Frieden verschoben

BBC-Affäre: Der zurückgetretene Generaldirektor Greg Dyke will nun juristisch gegen die Schuldzuweisungen des Lordrichters vorgehen

AUS DUBLIN RALF SOTSCHECK

Der Krieg zwischen der britischen Regierung und der BBC geht weiter. Tony Blairs Hoffnung, dass der Hutton-Bericht über den Tod des britischen Waffenexperten David Kelly einen Schlussstrich unter die Affäre ziehen würde, hat sich nicht erfüllt. Der am Donnerstag zurückgetretene BBC-Generaldirektor Greg Dyke will gegen Huttons einseitige Schuldzuweisungen an die Adresse der BBC vorgehen.

Nach Berichten der Times hat Dyke Anwälte angeheuert, um Möglichkeiten einer formalen juristischen Beschwerde auszuloten. Die Blair-Regierung habe die BBC während des Irakkriegs „systematisch unter Druck gesetzt“ und „eingeschüchtert“, so Dyke. Der einen Tag eher abgetretene BBC-Chairman Gavyn Davies hatte Huttons Ausführungen ebenfalls scharf kritisiert. Als letzter Hauptbeteiligter der öffentlich-rechtlichen Anstalt hatte am Freitagabend der Reporter Andrew Gilligan seine Kündigung eingereicht. Nur BBC-Nachrichtenchef Richard Sambrook ist noch im Amt.

Es war Gilligans kurzer Radiobericht vom 29. Mai 2003 um sieben Minuten nach sechs Uhr morgens, der eine Kette von Ereignissen auslöste, an deren Ende ein angesehener Wissenschaftler tot ist und ein weltweit repektierter Sender in einer tiefen Krise steckt. Gilligan ist ebenfalls nicht gewillt, kampflos zu gehen. Der Hutton-Bericht habe nicht nur negative Folgen für die BBC, sondern für den Journalismus insgesamt, glaubt Gilligan. „Ich habe seit fünf Monaten eingeräumt, dass ich Fehler gemacht habe“, sagte er am Wochenende. „Aber die BBC ist das Opfer einer schweren Ungerechtigkeit geworden. Hätte Lord Hutton die Beweise fair abgewogen, dann wäre er zu dem Ergebnis gekommen, dass mein Radiobericht im Großen und Ganzen korrekt war. Die Regierung hat das Irakdossier aufgebauscht.“

Das ist auch die Meinung der BBC. Am Samstag schalteten tausende BBC-Mitarbeiter ganzseitige, von ihnen selbst bezahlte Anzeigen in verschiedenen Tageszeitungen, um ihre Solidarität mit dem zurückgetretenen Generaldiroktor Dyke auszudrücken. Intern wächst der Druck auf den von der Regierung als Interims-Chairman eingesetzten konservativen Lord Robert Ryder. Seine „uneingeschränkte Entschuldigung“ an die Adresse Blairs vom vergangenen Donnerstag werteten viele Mitarbeiter als bedingungslose Kapitulation.

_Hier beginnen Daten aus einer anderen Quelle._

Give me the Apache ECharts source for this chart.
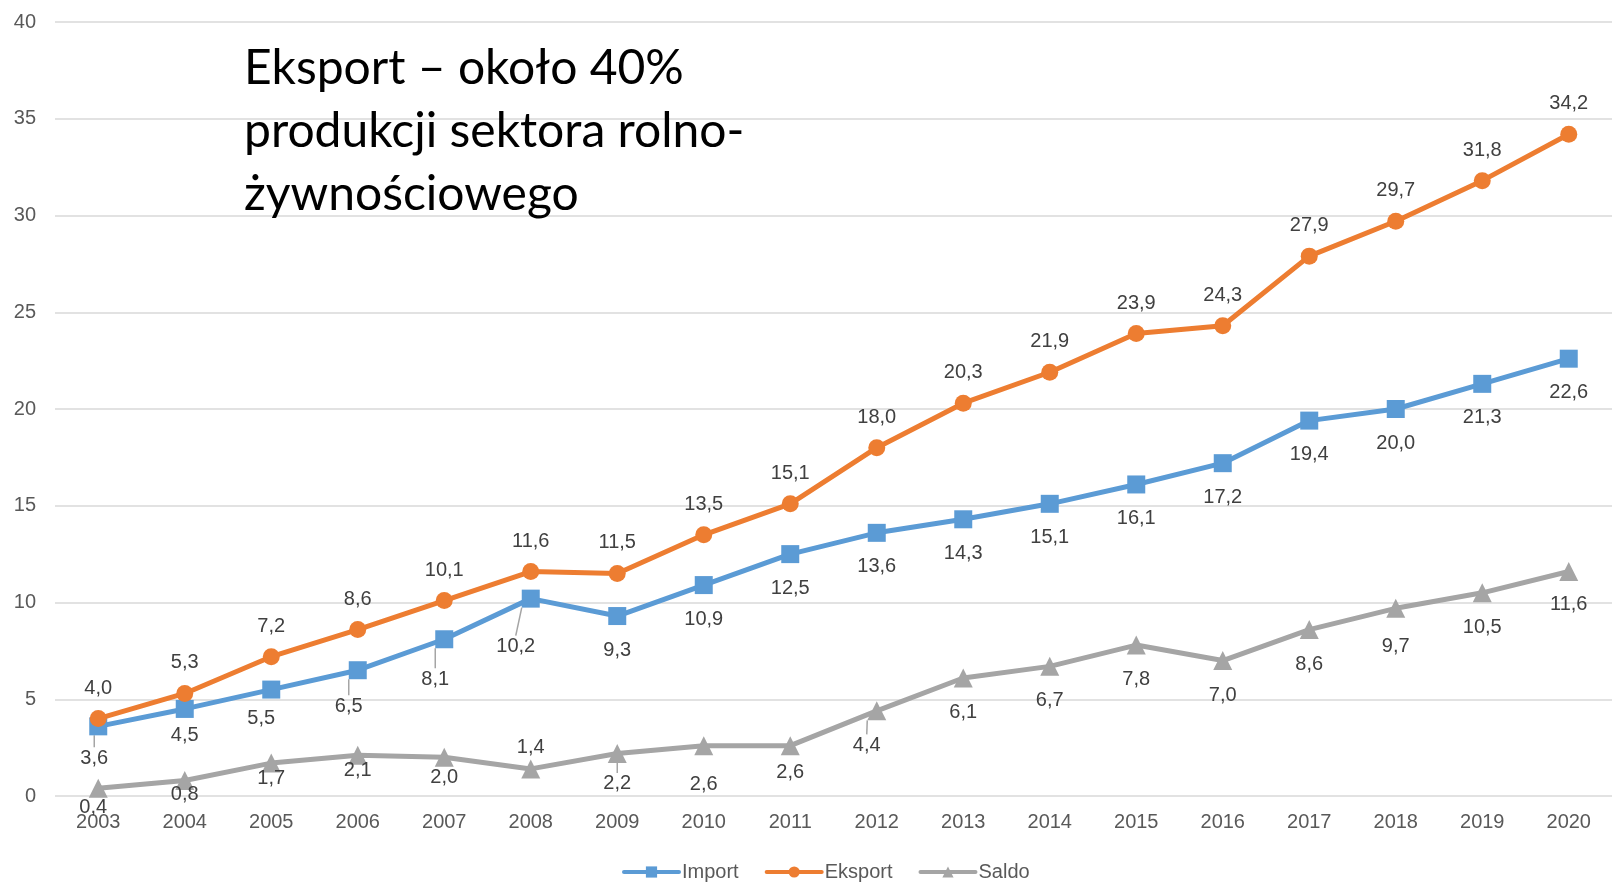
<!DOCTYPE html>
<html>
<head>
<meta charset="utf-8">
<script src="https://cdn.jsdelivr.net/npm/echarts@6/dist/echarts.min.js"></script>
<style>
  html, body { margin: 0; padding: 0; background: #fff; }
  #chart { width: 1612px; height: 882px; }
</style>
</head>
<body>
<div id="chart"></div>
<script>
// values
let years = ['2003','2004','2005','2006','2007','2008','2009','2010','2011','2012',
             '2013','2014','2015','2016','2017','2018','2019','2020'];
let importVals  = [3.6, 4.5, 5.5, 6.5, 8.1, 10.2, 9.3, 10.9, 12.5, 13.6, 14.3, 15.1, 16.1, 17.2, 19.4, 20.0, 21.3, 22.6];
let eksportVals = [4.0, 5.3, 7.2, 8.6, 10.1, 11.6, 11.5, 13.5, 15.1, 18.0, 20.3, 21.9, 23.9, 24.3, 27.9, 29.7, 31.8, 34.2];
let saldoVals   = [0.4, 0.8, 1.7, 2.1, 2.0, 1.4, 2.2, 2.6, 2.6, 4.4, 6.1, 6.7, 7.8, 7.0, 8.6, 9.7, 10.5, 11.6];

// label nudges, the way excel left them (series -> index -> [dx, dy])
let labelShift = {
    0: {0:[-4,-2], 1:[0,-7], 2:[-10,-5], 3:[-9,2], 4:[-9,6], 5:[-15,14]},
    1: {},
    2: {0:[-5,-15], 1:[0,-21], 2:[0,-19], 3:[0,-19], 4:[0,-14], 5:[0,-56], 6:[0,-4], 7:[0,4], 8:[0,-8],
        9:[-10,0], 13:[0,0], 15:[0,4], 16:[0,0], 17:[0,-2]}
};
let leaders = {0:[0,3,4,5], 1:[], 2:[6,9]};

function buildData(vals, si) {
    return vals.map(function (v, i) {
        let item = {value: v};
        if (leaders[si].indexOf(i) >= 0) item.labelLine = {show: true};
        return item;
    });
}

let fmt = function (p) { return p.value.toFixed(1).replace('.', ','); };
let labelBase = {show: true, color: '#404040', fontSize: 20, fontFamily: 'Liberation Sans', lineHeight: 22, formatter: fmt};
let leaderStyle = {lineStyle: {color: '#A5A5A5', width: 1.5}, length2: 0};

let option = {
    animation: false,
    title: {
        text: 'Eksport – około 40%\nprodukcji sektora rolno-\nżywnościowego',
        left: 239,
        top: 32,
        textStyle: {fontSize: 48, fontWeight: 'normal', color: '#000', fontFamily: 'Lato', lineHeight: 63}
    },
    legend: {
        data: ['Import', 'Eksport', 'Saldo'],
        left: 617,
        top: 857,
        itemWidth: 55,
        itemHeight: 14,
        itemGap: 26,
        lineStyle: {width: 4, cap: 'round'},
        textStyle: {fontSize: 20, color: '#595959', fontFamily: 'Liberation Sans', padding: [0, 0, 0, -2]}
    },
    grid: {left: 55, right: -10, top: 22, bottom: 86},
    xAxis: {
        type: 'category',
        data: years,
        axisLine: {show: false},
        axisTick: {show: false},
        axisLabel: {color: '#595959', fontSize: 20, fontFamily: 'Liberation Sans', margin: 16}
    },
    yAxis: {
        type: 'value',
        min: 0,
        max: 40,
        interval: 5,
        axisLine: {show: false},
        axisTick: {show: false},
        splitLine: {lineStyle: {color: '#D9D9D9', width: 1.5}},
        axisLabel: {color: '#595959', fontSize: 20, fontFamily: 'Liberation Sans', margin: 19}
    },
    series: [{
        name: 'Import',
        type: 'line',
        data: buildData(importVals, 0),
        symbol: 'rect',
        symbolSize: 18,
        color: '#5B9BD5',
        lineStyle: {width: 5},
        label: Object.assign({position: 'bottom', distance: 14}, labelBase),
        labelLine: leaderStyle,
        z: 3
    }, {
        name: 'Eksport',
        type: 'line',
        data: buildData(eksportVals, 1),
        symbol: 'circle',
        symbolSize: 17,
        color: '#ED7D31',
        lineStyle: {width: 5},
        label: Object.assign({position: 'top', distance: 11}, labelBase),
        labelLine: leaderStyle,
        z: 4
    }, {
        name: 'Saldo',
        type: 'line',
        data: buildData(saldoVals, 2),
        symbol: 'triangle',
        symbolSize: 19,
        color: '#A5A5A5',
        lineStyle: {width: 5},
        label: Object.assign({position: 'bottom', distance: 14}, labelBase),
        labelLine: leaderStyle,
        z: 2
    }],
    labelLayout: function (params) {
        let s = labelShift[params.seriesIndex][params.dataIndex];
        if (!s) return {};
        return {dx: s[0], dy: s[1]};
    }
};

let myChart = echarts.init(document.getElementById('chart'));
myChart.setOption(option);
</script>
</body>
</html>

Huttons Urteil, dass die Medien „keine Anschuldigungen erheben dürfen, die die Integrität von anderen in Frage stellen“, sei juristisch unhaltbar, heißt es derweil in einem vom Observer teilweise veröffentlichten internen BBC-Dokument. „Wenn Kelly akkurat zitiert worden ist, was zum größten Teil zutrifft, war die BBC berechtigt, dieses auch zu senden, ohne vorher zu verifizieren, ob Kellys Aussage zutrifft.“ Hutton habe darüber hinaus ein Papier ignoriert, dass die BBC ihm als Beweis vorgelegt hatte. Darin ging es um ein Treffen zwischen Kevin Marsh, Gilligans verantwortlichem Redakteur, und dem Chef des Auslandsgeheimdienstes MI6, Sir Richard Dearlove. Und der gestand in diesem Gespräch im Frühjahr ein, dass man „nie Beweise für Massenvernichtungswaffen im Irak finden wird“.